Suppose that R(x) is a polynomial of degree 9 whose coefficients are real numbers. Also, suppose that R(x) has the following zeros. 4+5i, -3-3i, -i Answer the following. (a) Find another zero of R(x). (b) What is the maximum number of real zeros that R(x) can have? (c) What is the maximum number of nonreal zeros that R(x) can have?

Answer 1

Another zero of R(x) can be 4-5i, -3+3i, +i based on the given zeros and the Complex Conjugate Root Theorem. The maximum number of real zeros R(x) can have is 3. The maximum number of nonreal zeros it can have is 6.

Step-by-step explanation:

Finding Zeros of a Polynomial

Part (a): Another zero of R(x)

Given that R(x) is a polynomial with real coefficients and has a zero of 4+5i, by the Complex Conjugate Root Theorem, its conjugate 4-5i must also be a zero. Similarly, -3-3i implies another zero, -3+3i, and -i implies its conjugate +i as zeros of R(x).

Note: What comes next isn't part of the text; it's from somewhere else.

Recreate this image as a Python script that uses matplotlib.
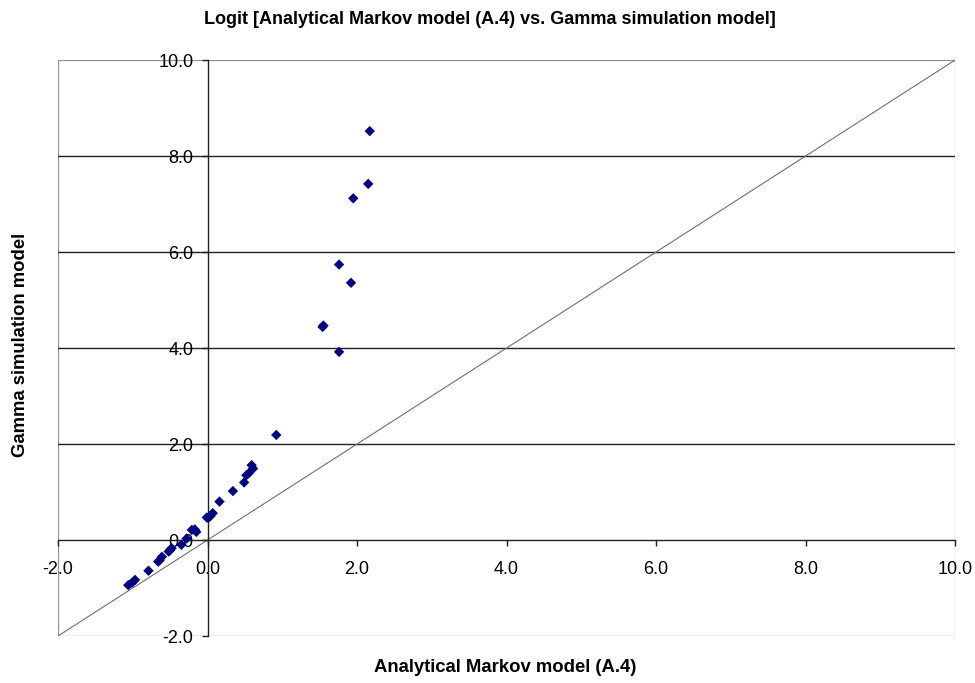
import matplotlib
matplotlib.use("Agg")
import matplotlib.pyplot as plt
from matplotlib.patches import Rectangle

plt.rcParams["font.family"] = ["Liberation Sans", "DejaVu Sans"]

# Logit values
x_vals = [2.17, 2.15, 1.95, 1.76, 1.92, 1.54, 1.55, 1.76, 0.92,
          0.59, 0.61, 0.55, 0.52, 0.49, 0.34, 0.16,
          0.07, 0.04, 0.01, -0.01,
          -0.17, -0.21, -0.15, -0.28, -0.35,
          -0.48, -0.50, -0.52, -0.61, -0.64, -0.66,
          -0.79, -0.97, -1.01, -1.06]
y_vals = [8.52, 7.42, 7.12, 5.74, 5.36, 4.44, 4.47, 3.92, 2.19,
          1.56, 1.49, 1.39, 1.35, 1.20, 1.02, 0.80,
          0.56, 0.50, 0.46, 0.47,
          0.22, 0.21, 0.17, 0.03, -0.10,
          -0.17, -0.21, -0.24, -0.35, -0.42, -0.45,
          -0.64, -0.83, -0.89, -0.94]

ticks = [-2, 0, 2, 4, 6, 8, 10]

fig = plt.figure(figsize=(9.75, 6.83), dpi=100)
ax = fig.add_axes([0.0595, 0.0688, 0.92, 0.8432])

ax.set_xlim(-2, 10)
ax.set_ylim(-2, 10)

# horizontal gridlines
for t in [2, 4, 6, 8]:
    ax.axhline(t, color="#202020", lw=1.0, zorder=1)

# y = x reference line
ax.plot([-2, 10], [-2, 10], color="#707070", lw=0.8, zorder=2)

ax.scatter(x_vals, y_vals, marker="D", s=28, color="#000080",
           edgecolors="none", zorder=4)

# axes crossing at zero, Excel style
ax.spines["left"].set_position(("data", 0))
ax.spines["bottom"].set_position(("data", 0))
for s in ["left", "bottom"]:
    ax.spines[s].set_color("#202020")
    ax.spines[s].set_linewidth(1.0)
    ax.spines[s].set_zorder(3)
for s in ["top", "right"]:
    ax.spines[s].set_visible(False)
ax.add_patch(Rectangle((0, 0), 1, 1, transform=ax.transAxes, fill=False,
                       edgecolor="#909090", lw=0.9, zorder=0))

ax.set_xticks(ticks)
ax.set_yticks(ticks)
ax.set_xticklabels([f"{t:.1f}" for t in ticks])
ax.set_yticklabels([f"{t:.1f}" for t in ticks])
ax.tick_params(axis="both", direction="out", length=4, width=1,
               color="#202020", labelsize=13)
ax.tick_params(axis="x", pad=11)
ax.tick_params(axis="y", pad=6)

fig.text(0.502, 0.984, "Logit [Analytical Markov model (A.4) vs. Gamma simulation model]",
         ha="center", va="top", fontsize=13, fontweight="bold")
fig.text(0.518, 0.023, "Analytical Markov model (A.4)", ha="center",
         va="center", fontsize=13.3, fontweight="bold")
fig.text(0.021, 0.495, "Gamma simulation model", ha="center", va="center",
         rotation=90, fontsize=13.3, fontweight="bold")

fig.savefig("out.png", dpi=100)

Part (b): Maximum number of real zeros

The degree of the polynomial gives the maximum number of zeros it can have. A degree 9 polynomial can have at most 9 zeros. Since complex zeros occur in conjugate pairs, and we have identified two pairs (4+5i & 4-5i, -3-3i & -3+3i) and one pair (-i & +i), the maximum number of real zeros is 9 - (2 x 2+2 x 1) = 9 - 6 = 3.

Part (c): Maximum number of nonreal zeros

The polynomial can have at most 9 zeros, with each nonreal zero having a conjugate pair. Therefore, the maximum number of nonreal zeros is 6, as there can be three pairs of nonreal zeros (the ones already identified).

Answer 2

The polynomial R(x) has a zero at 4-5i, which is the complex conjugate of one of its given zeros, 4+5i. The maximum number of real zeros can be 6, considering the presence of the nonreal zeros. The maximum number of nonreal zeros for a 9th-degree polynomial is 8.

Step-by-step explanation:

Complex conjugate roots are a pair of zeros for any polynomial with real coefficients where one zero is complex. If a polynomial has a zero at 4+5i (a complex number), then it must also have a zero at 4-5i (the complex conjugate). Since another given zero is -3-3i, its complex conjugate and therefore another zero must be -3+3i. The last provided zero is -i, which is already its own conjugate, as i is imaginary and the real part is zero.

The maximum number of real zeros is determined by the degree of the polynomial. Since we have degree 9, at most it can have 9 real zeros. However, knowing that we already have complex zeros, the maximum number of real zeros cannot exceed 6, as there are already 3 pairs of complex zeros (4+5i and 4-5i, -3-3i and -3+3i, and -i, which counts as a pair itself).

As complex zeros come in conjugate pairs, the maximum number of nonreal zeros it can have is equal to the degree of the polynomial (in this case 9) minus the actual number of real zeros. Since the minimum number of real zeros it must have is 1 (as the number of complex zeros must be even), the maximum number of nonreal zeros is 8.